“Always on the Lookout”: An Interview with Allison Joseph
The poems in Allison Joseph’s recent chapbook Mercurial are wise and clear-eyed, charting moments of tenderness and emotion in everyday life. Her work encompass a number of different themes—from personal and family history, to self-image and style—and embody formal approaches as well as conversational yet musical free verse. Allison is the author of numerous books and chapbooks, including Voice: Poems, Multitudes, The Purpose of Hands, and My Father’s Kites. She lives, writes and teaches in Carbondale, Illinois, where she is part of the creative writing faculty at Southern Illinois University. She serves as editor and poetry editor of Crab Orchard Review, moderator of the Creative Writers Opportunities List, and director of the Young Writers Workshop, a summer writers workshop for teen writers. I was excited to catch up with Allison via email to learn more about her writing.
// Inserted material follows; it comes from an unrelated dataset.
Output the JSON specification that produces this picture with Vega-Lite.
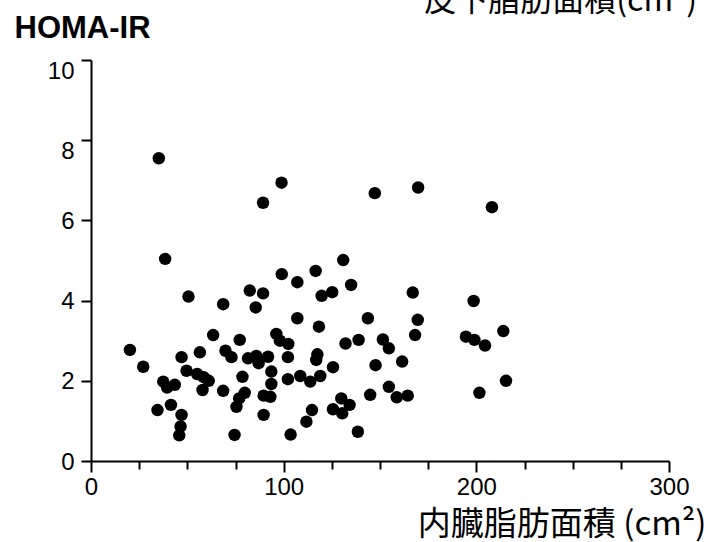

Matthew Thorburn: Would you tell us a little about Mercurial and the poems in this new collection?
Allison Joseph: Mercurial, in many ways, is a sequel to Voice: Poems (which was also published by Mayapple Press). The concerns of the speaker are a little more varied, however. It’s a speaker who has already discovered her “voice,” and who now wants to use that voice for the betterment of her(self) and others. As for form, I switch between fixed forms and free verse often, and enjoy being a poet who can “swing both ways,” so to speak.
MT: How does a poem start for you? And more specifically, how did your poem “Rondeau Redouble for the Women Left Behind” start? Would you also tell us a little about the form?
AJ: I hate when I ask students, “Where did this poem come from?” and they come back with “It came to me in a dream”—but this one actually did. I remember waking up with the image of women carrying coffins on their shoulders to bury them at sea. Also there’s this great song by Delta Rae, “Bottom of the River,” and the song somehow echoed in my mind as I thought about bringing the dream into poetry. I love this particular form, its circularity, its insistent rhyme. I’ve written a few rondeau redoubles, one in particular in response to a famous Wendy Cope one (it’s the witty one where she says, “There are so many kinds of awful men.”) It’s a form that’s good for light verse and satire, but I also wanted to see if it could accommodate this haunting dream I had.
MT: In addition to being a poet, you also edit Crab Orchard Review and teach creative writing. How does your work as a teacher and editor influence or intersect with your writing?
AJ: Editing is work, and it’s hard to do while working on one’s own writing. But I do bring my teaching together with my writing. I make students write in class, and do the same prompts I give them. I’m always on the lookout for teaching poems—poems that inspire me and my students to write poems in response.
MT: What’s next for you? What are you working on now?
AJ: Forthcoming publications for me are the chapbooks Corporal Muse (Yellow Chair Press), The Purpose of Hands (Glass Lyre Press), Double Identity (Singing Bone Press) and What Once You Loved (Barefoot Muse Press) and the full-length book Confessions of a Barefaced Woman (Red Hen Books). I have a lot of unpublished work, ranging from work that’s handwritten and needs to be typed up to other chapbook and full-length manuscripts that are as of yet unpublished. I write a lot, and then forget what I’ve written, and then come back to it and say, “Not bad, I should do something with this!”
MT: What have you read recently that moved you?
AJ: I’m going to be sentimental and self-serving and say my husband’s first book, Natural State, which came out this year. Jon Tribble, who many people know as the managing editor of Crab Orchard Review and the series editor of the Crab Orchard Series in Poetry, is my literary partner as well as life partner, so to see a book of his come out from Glass Lyre Press was a true pleasure. It’s been great getting to do readings with him as well. I am moved every time I get to hear him read poems that we’ve both lived with for a long time.